Still, Shatner himself notes that his thumbs-up emoticon has been misinterpreted in the past—particularly by certain cryptocurrency conference organizers.
Looks like if you want Shatner to attend your conference, you'll have to beam him up.
FOMO NO MO'
Don't miss out: Is Uber getting into crypto? Probably not, but that didn't stop entrepreneur Sam Lessin from arguing in The Information that Uber is perfectly positioned to launch its own cryptocurrency, particularly after introducing Uber Cash in September. "In a sense, if you want to squint, it is almost as though Uber is doing a presale or an ICO without actually launching a cryptocurrency," Lessin writes.
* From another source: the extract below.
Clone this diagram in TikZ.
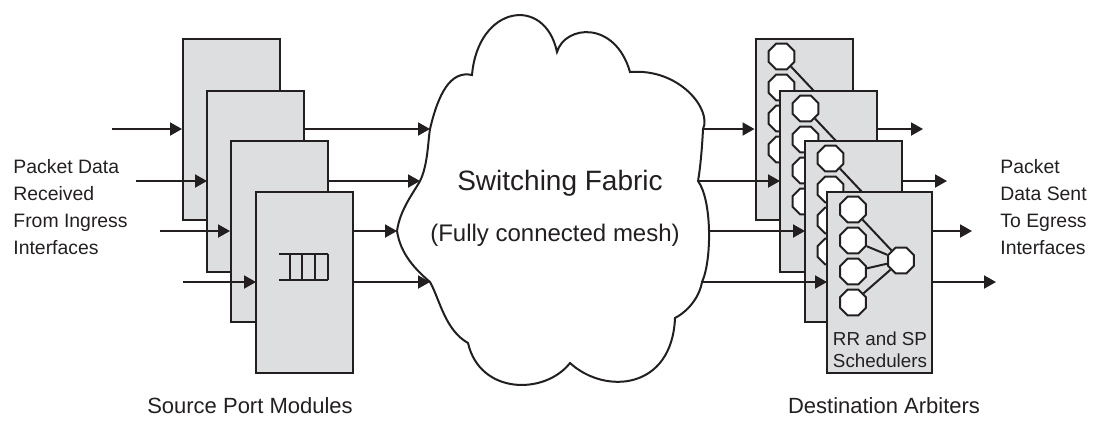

He calls his vision a "fantasy," but he still makes a pretty convincing case for an Uber Coin:
What makes Uber such a tantalizing candidate as a platform for launching a global cryptocurrency is that people already think of it as a commerce platform with tens of billions of dollars in near peer-to-peer transactions. Consumers pay through it and drivers are paid by it. My credit card is already connected to Uber as a consumer. The bank accounts of millions of drivers are as well. The incentive for me to “load up” into an Uber-based currency is already there and easy for me to understand. Further, what makes Uber a really interesting platform for bootstrapping a cryptocurrency is just how global it is—with a large number of immigrant drivers who make money with Uber and who are likely sending at least part of their earnings home across borders....This is a very powerful place to start from if you are looking to build a serious cryptocurrency player and ecosystem.